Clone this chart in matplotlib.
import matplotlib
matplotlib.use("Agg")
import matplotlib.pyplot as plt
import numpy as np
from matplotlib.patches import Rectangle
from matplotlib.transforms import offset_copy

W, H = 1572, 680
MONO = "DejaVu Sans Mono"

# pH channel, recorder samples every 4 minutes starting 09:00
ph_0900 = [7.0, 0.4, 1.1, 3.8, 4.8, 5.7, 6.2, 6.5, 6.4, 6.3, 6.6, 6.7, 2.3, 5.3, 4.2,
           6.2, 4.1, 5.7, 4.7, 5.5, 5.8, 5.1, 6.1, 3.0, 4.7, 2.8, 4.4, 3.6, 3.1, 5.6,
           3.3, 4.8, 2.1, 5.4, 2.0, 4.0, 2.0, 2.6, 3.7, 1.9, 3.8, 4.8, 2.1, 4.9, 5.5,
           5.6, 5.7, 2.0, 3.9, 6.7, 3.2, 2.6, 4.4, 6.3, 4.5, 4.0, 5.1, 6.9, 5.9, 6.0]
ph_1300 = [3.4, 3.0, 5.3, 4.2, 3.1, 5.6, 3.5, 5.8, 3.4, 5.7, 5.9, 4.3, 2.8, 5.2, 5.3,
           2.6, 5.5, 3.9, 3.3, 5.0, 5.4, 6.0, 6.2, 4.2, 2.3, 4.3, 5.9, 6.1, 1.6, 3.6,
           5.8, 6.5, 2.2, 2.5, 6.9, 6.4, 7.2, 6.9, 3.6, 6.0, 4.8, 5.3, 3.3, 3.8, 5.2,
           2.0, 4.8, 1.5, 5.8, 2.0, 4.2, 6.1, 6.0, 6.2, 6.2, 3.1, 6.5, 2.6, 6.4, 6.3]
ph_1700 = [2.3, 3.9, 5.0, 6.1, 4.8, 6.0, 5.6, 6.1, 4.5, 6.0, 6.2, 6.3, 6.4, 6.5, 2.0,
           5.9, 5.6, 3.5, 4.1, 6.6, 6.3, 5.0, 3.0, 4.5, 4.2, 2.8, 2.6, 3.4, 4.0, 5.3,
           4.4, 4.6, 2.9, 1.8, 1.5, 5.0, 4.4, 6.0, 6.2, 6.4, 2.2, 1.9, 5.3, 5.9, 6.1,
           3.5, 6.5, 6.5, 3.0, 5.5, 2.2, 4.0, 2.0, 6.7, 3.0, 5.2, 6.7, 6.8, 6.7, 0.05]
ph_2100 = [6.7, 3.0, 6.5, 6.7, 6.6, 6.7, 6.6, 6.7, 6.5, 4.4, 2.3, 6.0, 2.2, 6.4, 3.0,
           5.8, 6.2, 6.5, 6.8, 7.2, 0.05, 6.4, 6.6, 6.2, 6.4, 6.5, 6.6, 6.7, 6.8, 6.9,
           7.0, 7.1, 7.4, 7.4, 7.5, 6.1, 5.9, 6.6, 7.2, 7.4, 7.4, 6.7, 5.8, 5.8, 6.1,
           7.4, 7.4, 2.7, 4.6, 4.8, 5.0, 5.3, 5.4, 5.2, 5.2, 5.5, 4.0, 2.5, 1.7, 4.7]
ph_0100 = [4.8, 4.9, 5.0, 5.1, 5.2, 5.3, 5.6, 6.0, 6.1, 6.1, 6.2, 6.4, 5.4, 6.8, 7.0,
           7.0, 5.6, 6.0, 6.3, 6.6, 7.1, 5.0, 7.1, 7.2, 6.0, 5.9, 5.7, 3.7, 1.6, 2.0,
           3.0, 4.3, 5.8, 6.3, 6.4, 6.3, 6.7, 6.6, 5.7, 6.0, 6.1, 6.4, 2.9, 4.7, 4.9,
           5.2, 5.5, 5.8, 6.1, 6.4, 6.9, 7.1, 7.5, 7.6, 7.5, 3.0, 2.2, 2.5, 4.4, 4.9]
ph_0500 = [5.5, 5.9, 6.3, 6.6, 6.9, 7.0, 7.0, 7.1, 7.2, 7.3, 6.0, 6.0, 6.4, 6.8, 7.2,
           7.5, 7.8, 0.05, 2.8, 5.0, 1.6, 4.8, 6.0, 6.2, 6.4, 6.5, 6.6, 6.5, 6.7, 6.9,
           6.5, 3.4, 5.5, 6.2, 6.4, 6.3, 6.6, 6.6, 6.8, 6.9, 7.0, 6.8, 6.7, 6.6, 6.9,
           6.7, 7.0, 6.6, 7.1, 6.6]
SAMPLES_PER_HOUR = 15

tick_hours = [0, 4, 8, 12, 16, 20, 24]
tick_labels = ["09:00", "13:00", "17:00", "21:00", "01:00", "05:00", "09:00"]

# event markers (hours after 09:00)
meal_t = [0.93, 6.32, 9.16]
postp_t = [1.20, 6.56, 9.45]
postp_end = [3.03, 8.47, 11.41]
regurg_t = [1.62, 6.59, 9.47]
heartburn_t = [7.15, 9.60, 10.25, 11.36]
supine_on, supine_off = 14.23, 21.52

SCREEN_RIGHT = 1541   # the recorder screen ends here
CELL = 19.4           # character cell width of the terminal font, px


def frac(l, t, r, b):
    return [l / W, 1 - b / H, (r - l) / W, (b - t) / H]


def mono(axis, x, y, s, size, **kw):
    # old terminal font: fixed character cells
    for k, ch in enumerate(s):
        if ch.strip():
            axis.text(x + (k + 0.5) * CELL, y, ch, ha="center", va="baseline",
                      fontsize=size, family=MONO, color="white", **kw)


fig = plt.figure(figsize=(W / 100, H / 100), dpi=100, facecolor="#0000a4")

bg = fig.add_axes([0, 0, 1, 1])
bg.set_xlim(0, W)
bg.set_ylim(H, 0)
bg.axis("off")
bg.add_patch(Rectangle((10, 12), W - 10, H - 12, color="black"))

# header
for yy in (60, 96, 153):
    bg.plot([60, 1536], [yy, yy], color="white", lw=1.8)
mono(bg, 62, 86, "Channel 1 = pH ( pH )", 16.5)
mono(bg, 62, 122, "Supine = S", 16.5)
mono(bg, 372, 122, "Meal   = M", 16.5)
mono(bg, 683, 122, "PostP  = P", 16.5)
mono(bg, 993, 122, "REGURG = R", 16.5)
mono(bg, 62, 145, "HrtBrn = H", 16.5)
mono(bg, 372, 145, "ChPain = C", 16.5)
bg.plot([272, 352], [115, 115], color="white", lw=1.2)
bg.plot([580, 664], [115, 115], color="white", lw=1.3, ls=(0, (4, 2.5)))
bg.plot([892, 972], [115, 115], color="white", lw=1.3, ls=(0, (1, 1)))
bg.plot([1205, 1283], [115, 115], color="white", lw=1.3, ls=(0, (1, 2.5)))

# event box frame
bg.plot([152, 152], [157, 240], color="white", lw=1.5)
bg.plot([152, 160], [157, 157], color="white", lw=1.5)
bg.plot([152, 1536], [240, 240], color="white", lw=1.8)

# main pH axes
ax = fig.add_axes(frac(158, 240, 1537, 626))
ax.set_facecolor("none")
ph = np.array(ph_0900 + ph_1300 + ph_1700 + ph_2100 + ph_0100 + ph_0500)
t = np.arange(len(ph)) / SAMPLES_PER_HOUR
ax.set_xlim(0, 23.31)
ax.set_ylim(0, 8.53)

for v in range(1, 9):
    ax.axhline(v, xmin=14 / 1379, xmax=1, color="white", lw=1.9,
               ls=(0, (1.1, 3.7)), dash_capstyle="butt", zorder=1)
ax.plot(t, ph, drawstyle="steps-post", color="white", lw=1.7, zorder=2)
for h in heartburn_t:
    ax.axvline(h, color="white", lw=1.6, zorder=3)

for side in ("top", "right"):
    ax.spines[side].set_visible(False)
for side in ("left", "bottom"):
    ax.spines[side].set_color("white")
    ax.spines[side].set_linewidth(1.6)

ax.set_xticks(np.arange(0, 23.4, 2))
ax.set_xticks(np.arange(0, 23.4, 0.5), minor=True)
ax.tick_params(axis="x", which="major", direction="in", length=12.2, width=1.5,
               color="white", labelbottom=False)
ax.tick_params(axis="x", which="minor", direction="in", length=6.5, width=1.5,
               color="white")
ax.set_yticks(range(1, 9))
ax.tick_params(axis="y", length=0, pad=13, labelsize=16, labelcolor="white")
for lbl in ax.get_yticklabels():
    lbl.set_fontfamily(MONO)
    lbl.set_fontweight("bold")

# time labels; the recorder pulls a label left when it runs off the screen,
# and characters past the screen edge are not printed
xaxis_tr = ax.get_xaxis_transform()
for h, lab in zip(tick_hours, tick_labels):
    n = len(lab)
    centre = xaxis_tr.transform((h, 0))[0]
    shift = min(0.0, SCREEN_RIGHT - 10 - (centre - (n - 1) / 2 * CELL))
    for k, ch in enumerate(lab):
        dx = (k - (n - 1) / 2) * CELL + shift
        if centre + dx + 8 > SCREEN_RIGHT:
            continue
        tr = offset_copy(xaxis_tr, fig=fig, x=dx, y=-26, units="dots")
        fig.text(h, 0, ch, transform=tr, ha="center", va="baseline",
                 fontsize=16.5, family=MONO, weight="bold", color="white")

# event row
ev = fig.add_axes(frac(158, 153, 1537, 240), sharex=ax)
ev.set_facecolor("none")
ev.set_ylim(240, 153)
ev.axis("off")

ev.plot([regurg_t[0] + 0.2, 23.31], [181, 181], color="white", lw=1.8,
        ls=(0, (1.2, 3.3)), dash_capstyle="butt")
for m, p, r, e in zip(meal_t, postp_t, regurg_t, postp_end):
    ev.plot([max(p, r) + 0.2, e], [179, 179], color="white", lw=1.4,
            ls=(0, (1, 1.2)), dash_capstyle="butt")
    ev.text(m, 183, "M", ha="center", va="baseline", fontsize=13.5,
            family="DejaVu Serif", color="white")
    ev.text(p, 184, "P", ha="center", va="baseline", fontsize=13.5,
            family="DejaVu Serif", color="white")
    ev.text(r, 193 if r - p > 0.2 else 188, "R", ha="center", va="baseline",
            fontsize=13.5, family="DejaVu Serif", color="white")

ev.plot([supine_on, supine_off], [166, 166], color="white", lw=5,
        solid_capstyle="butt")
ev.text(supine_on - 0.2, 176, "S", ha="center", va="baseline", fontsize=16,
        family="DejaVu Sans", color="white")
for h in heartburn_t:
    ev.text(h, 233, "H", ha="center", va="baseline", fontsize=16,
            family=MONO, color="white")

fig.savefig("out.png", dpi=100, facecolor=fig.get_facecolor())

#####

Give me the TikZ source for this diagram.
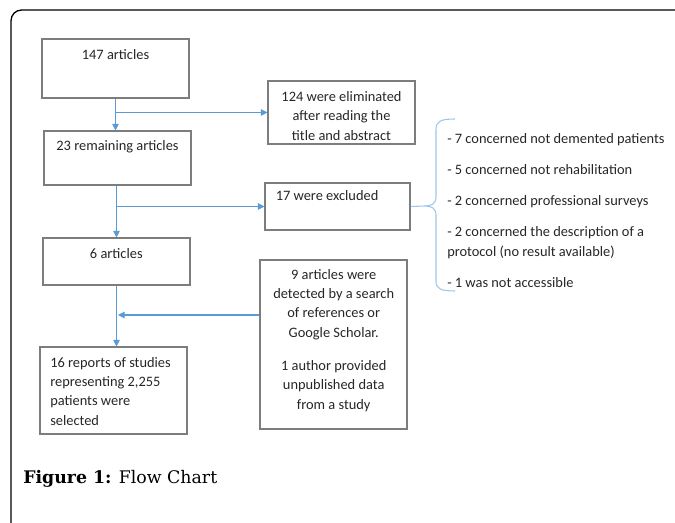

#####

**WHAT THE EXERCISE ASKS**
From the records above, pull out each line that has "matplotlib".

**ANSWER FOR THIS EXERCISE**
Clone this chart in matplotlib.
import matplotlib
matplotlib.use("Agg")
import matplotlib.pyplot as plt
from matplotlib.patches import Rectangle
from matplotlib.transforms import offset_copy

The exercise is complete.